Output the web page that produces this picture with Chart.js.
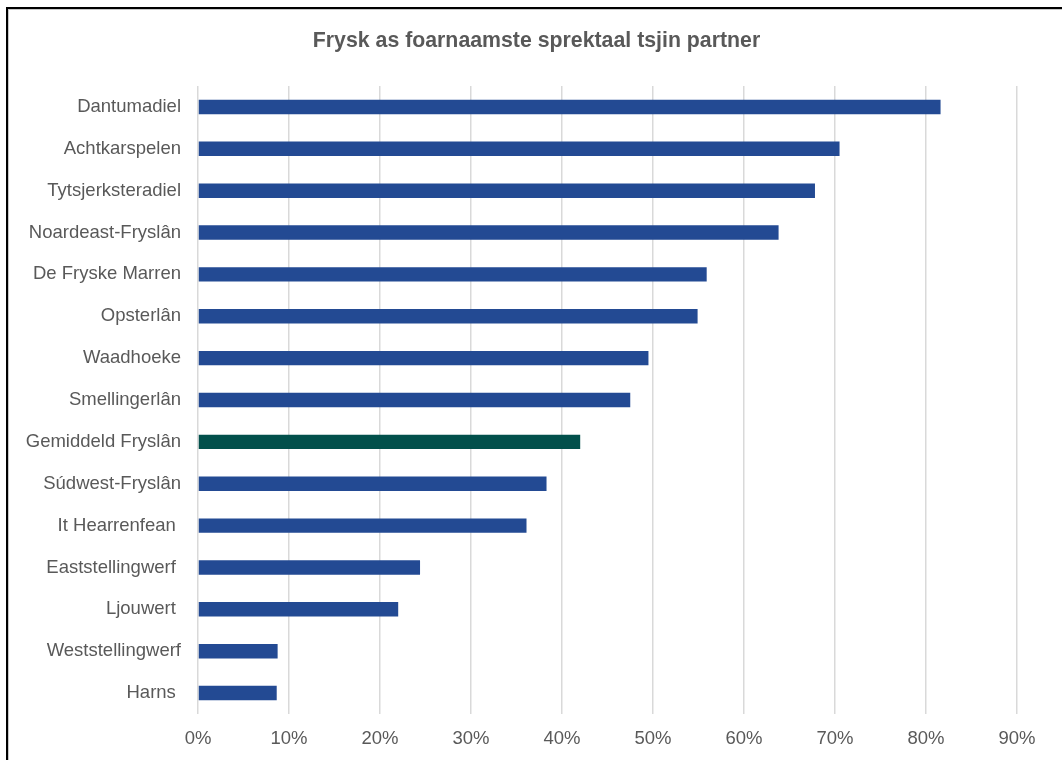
<!DOCTYPE html>
<html>
<head>
<meta charset="utf-8">
<script src="https://cdn.jsdelivr.net/npm/chart.js@4/dist/chart.umd.min.js"></script>
<style>
  html, body { margin: 0; padding: 0; background: #fff; overflow: hidden; }
  #wrap { position: relative; width: 1062px; height: 760px; }
  #frame {
    position: absolute; left: 6px; top: 7px; width: 1100px; height: 800px;
    border-top: 2px solid #000; border-left: 2px solid #000;
    box-shadow: inset 1px 1px 0 #c8c8c8;
    pointer-events: none;
  }
</style>
</head>
<body>
<div id="wrap">
  <canvas id="chart" width="1062" height="760"></canvas>
  <div id="frame"></div>
</div>
<script>
const titleText = "Frysk as foarnaamste sprektaal tsjin partner";

const municipalities = [
  "Dantumadiel", "Achtkarspelen", "Tytsjerksteradiel", "Noardeast-Fryslân",
  "De Fryske Marren", "Opsterlân", "Waadhoeke", "Smellingerlân",
  "Gemiddeld Fryslân", "Súdwest-Fryslân", "It Hearrenfean ", "Eaststellingwerf ",
  "Ljouwert ", "Weststellingwerf", "Harns "
];

// share (%) speaking Frisian with partner
const sharePct = [
  81.6, 70.5, 67.8, 63.8,
  55.9, 54.9, 49.5, 47.5,
  42.0, 38.3, 36.1, 24.4,
  22.0, 8.75, 8.65
];

const xTicks = [0, 10, 20, 30, 40, 50, 60, 70, 80, 90];

const BLUE = "#234a93";
const AVG = "#02504b";
const TEXT = "#595959";
const FONT = "'Liberation Sans', Arial, sans-serif";

const barColors = municipalities.map(m => m.startsWith("Gemiddeld") ? AVG : BLUE);

Chart.defaults.font.family = FONT;
Chart.defaults.color = TEXT;

// title is drawn by hand so it can sit off-centre like the original
const titlePlugin = {
  id: "titleText",
  afterDraw(chart) {
    const c = chart.ctx;
    c.save();
    c.font = "bold 21.3px " + FONT;
    c.fillStyle = TEXT;
    c.textAlign = "center";
    c.textBaseline = "middle";
    c.fillText(titleText, 536.5, 41);
    c.restore();
  },
};

const ctx = document.getElementById("chart").getContext("2d");
new Chart(ctx, {
  type: "bar",
  data: {
    labels: municipalities,
    datasets: [{
      data: sharePct,
      backgroundColor: barColors,
      borderWidth: 0,
      categoryPercentage: 1,
      barPercentage: 0.345,
    }],
  },
  plugins: [titlePlugin],
  options: {
    indexAxis: "y",
    responsive: false,
    animation: false,
    layout: { padding: { left: 0, right: 45, top: 86, bottom: 0 } },
    plugins: {
      legend: { display: false },
      tooltip: { enabled: false },
      title: { display: false },
    },
    scales: {
      x: {
        min: 0,
        max: 90,
        afterBuildTicks: scale => { scale.ticks = xTicks.map(v => ({ value: v })); },
        afterFit: scale => { scale.height = 46; },
        grid: { color: "#d9d9d9", lineWidth: 1.5, drawTicks: false },
        border: { display: false },
        ticks: {
          padding: 14,
          font: { size: 18.5 },
          callback: v => v + "%",
        },
      },
      y: {
        afterFit: scale => { scale.width = 198; },
        grid: { display: false, drawTicks: false },
        border: { display: false },
        ticks: { padding: 17, font: { size: 18.5 }, autoSkip: false },
      },
    },
  },
});
</script>
</body>
</html>
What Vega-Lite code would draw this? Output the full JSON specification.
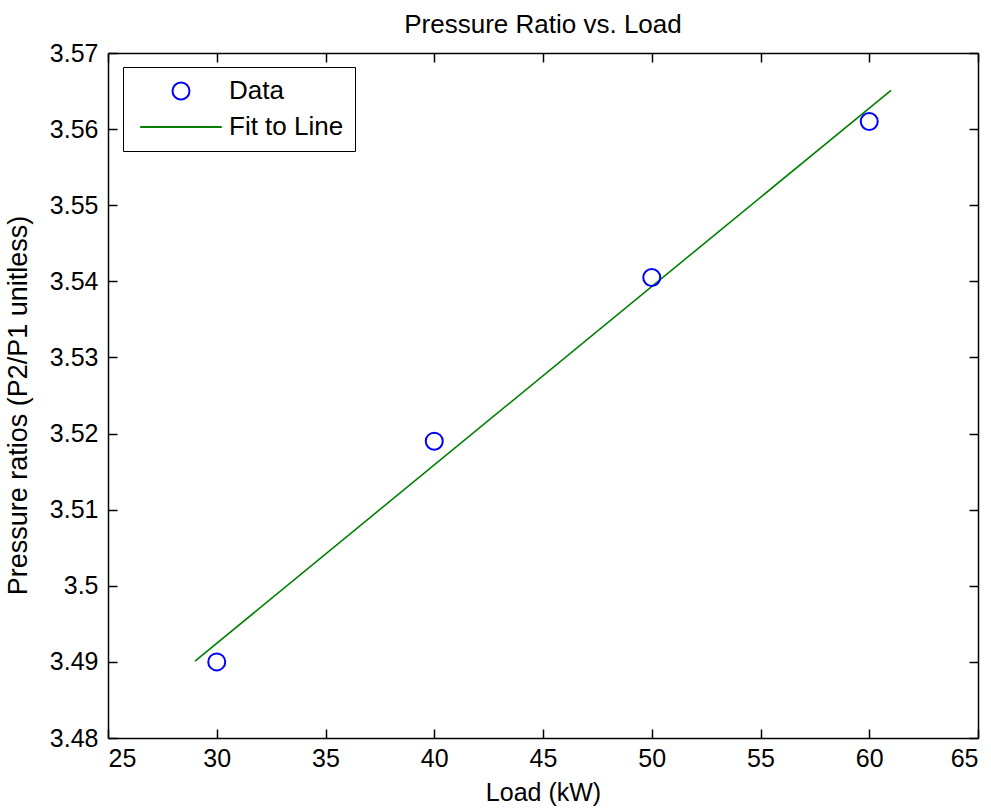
{
  "$schema": "https://vega.github.io/schema/vega-lite/v6.json",
  "width": 870,
  "height": 685,
  "autosize": {"type": "none"},
  "padding": {"left": 108, "top": 53, "right": 13, "bottom": 72},
  "background": "white",
  "config": {
    "font": "Liberation Sans",
    "view": {"stroke": null},
    "axis": {
      "domainColor": "#000000",
      "domainWidth": 1.5,
      "tickColor": "#000000",
      "tickWidth": 1.5,
      "tickSize": -9,
      "grid": false,
      "labelFont": "Liberation Sans",
      "labelFontSize": 25,
      "labelColor": "#000000",
      "titleFont": "Liberation Sans",
      "titleFontSize": 25,
      "titleFontWeight": "normal",
      "titleColor": "#000000"
    }
  },
  "title": {
    "text": "Pressure Ratio vs. Load",
    "font": "Liberation Sans",
    "fontSize": 26,
    "fontWeight": "normal",
    "color": "#000000",
    "offset": 3
  },
  "datasets": {
    "obs": [
      {"load": 30, "ratio": 3.49, "series": "Data"},
      {"load": 40, "ratio": 3.519, "series": "Data"},
      {"load": 50, "ratio": 3.5405, "series": "Data"},
      {"load": 60, "ratio": 3.561, "series": "Data"}
    ],
    "fit": [
      {"load": 29, "ratio": 3.4901},
      {"load": 61, "ratio": 3.5651}
    ]
  },
  "layer": [
    {
      "data": {"name": "fit"},
      "mark": {"type": "line", "color": "#008000", "strokeWidth": 1.6},
      "encoding": {
        "x": {
          "field": "load", "type": "quantitative",
          "scale": {"domain": [25, 65], "nice": false, "zero": false},
          "axis": {"orient": "top", "labels": false, "title": null, "values": [25, 30, 35, 40, 45, 50, 55, 60, 65]}
        },
        "y": {
          "field": "ratio", "type": "quantitative",
          "scale": {"domain": [3.48, 3.57], "nice": false, "zero": false},
          "axis": {"orient": "right", "labels": false, "title": null, "values": [3.48, 3.49, 3.5, 3.51, 3.52, 3.53, 3.54, 3.55, 3.56, 3.57]}
        }
      }
    },
    {
      "data": {"name": "obs"},
      "mark": {"type": "point", "filled": false, "strokeWidth": 2, "opacity": 1, "size": 289},
      "encoding": {
        "x": {
          "field": "load", "type": "quantitative",
          "scale": {"domain": [25, 65], "nice": false, "zero": false},
          "axis": {"orient": "bottom", "title": "Load (kW)", "labelPadding": 17, "titlePadding": 9, "values": [25, 30, 35, 40, 45, 50, 55, 60, 65]}
        },
        "y": {
          "field": "ratio", "type": "quantitative",
          "scale": {"domain": [3.48, 3.57], "nice": false, "zero": false},
          "axis": {"orient": "left", "title": "Pressure ratios (P2/P1 unitless)", "titleFontSize": 27, "titleY": 352, "labelPadding": 19, "titlePadding": 17, "format": ".3~f", "values": [3.48, 3.49, 3.5, 3.51, 3.52, 3.53, 3.54, 3.55, 3.56, 3.57]}
        },
        "color": {
          "field": "series", "type": "nominal",
          "scale": {"domain": ["Data", "Fit to Line"], "range": ["#0000ff", "#008000"]},
          "legend": {
            "title": null,
            "orient": "none",
            "legendX": 15,
            "legendY": 14,
            "strokeColor": "#000000",
            "fillColor": "#ffffff",
            "padding": 11,
            "labelFont": "Liberation Sans",
            "labelFontSize": 26,
            "labelColor": "#000000",
            "labelOffset": 35,
            "rowPadding": 10,
            "symbolOffset": 34,
            "symbolSize": 289,
            "symbolStrokeWidth": 2
          }
        },
        "shape": {
          "field": "series", "type": "nominal",
          "scale": {"domain": ["Data", "Fit to Line"], "range": ["circle", "M-4.8,0H4.8"]}
        }
      }
    }
  ],
  "resolve": {"axis": {"x": "independent", "y": "independent"}}
}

• _STATED TASK_:
Look at the listing and set down only the lines from its start through the line with "Chart.defaults.color = TEXT;", word for word and without pictures.

• _SOLUTION TO THIS EXERCISE_:
Output the web page that produces this picture with Chart.js.
<!DOCTYPE html>
<html>
<head>
<meta charset="utf-8">
<script src="https://cdn.jsdelivr.net/npm/chart.js@4/dist/chart.umd.min.js"></script>
<style>
  html, body { margin: 0; padding: 0; background: #fff; overflow: hidden; }
  #wrap { position: relative; width: 1062px; height: 760px; }
  #frame {
    position: absolute; left: 6px; top: 7px; width: 1100px; height: 800px;
    border-top: 2px solid #000; border-left: 2px solid #000;
    box-shadow: inset 1px 1px 0 #c8c8c8;
    pointer-events: none;
  }
</style>
</head>
<body>
<div id="wrap">
  <canvas id="chart" width="1062" height="760"></canvas>
  <div id="frame"></div>
</div>
<script>
const titleText = "Frysk as foarnaamste sprektaal tsjin partner";

const municipalities = [
  "Dantumadiel", "Achtkarspelen", "Tytsjerksteradiel", "Noardeast-Fryslân",
  "De Fryske Marren", "Opsterlân", "Waadhoeke", "Smellingerlân",
  "Gemiddeld Fryslân", "Súdwest-Fryslân", "It Hearrenfean ", "Eaststellingwerf ",
  "Ljouwert ", "Weststellingwerf", "Harns "
];

// share (%) speaking Frisian with partner
const sharePct = [
  81.6, 70.5, 67.8, 63.8,
  55.9, 54.9, 49.5, 47.5,
  42.0, 38.3, 36.1, 24.4,
  22.0, 8.75, 8.65
];

const xTicks = [0, 10, 20, 30, 40, 50, 60, 70, 80, 90];

const BLUE = "#234a93";
const AVG = "#02504b";
const TEXT = "#595959";
const FONT = "'Liberation Sans', Arial, sans-serif";

const barColors = municipalities.map(m => m.startsWith("Gemiddeld") ? AVG : BLUE);

Chart.defaults.font.family = FONT;
Chart.defaults.color = TEXT;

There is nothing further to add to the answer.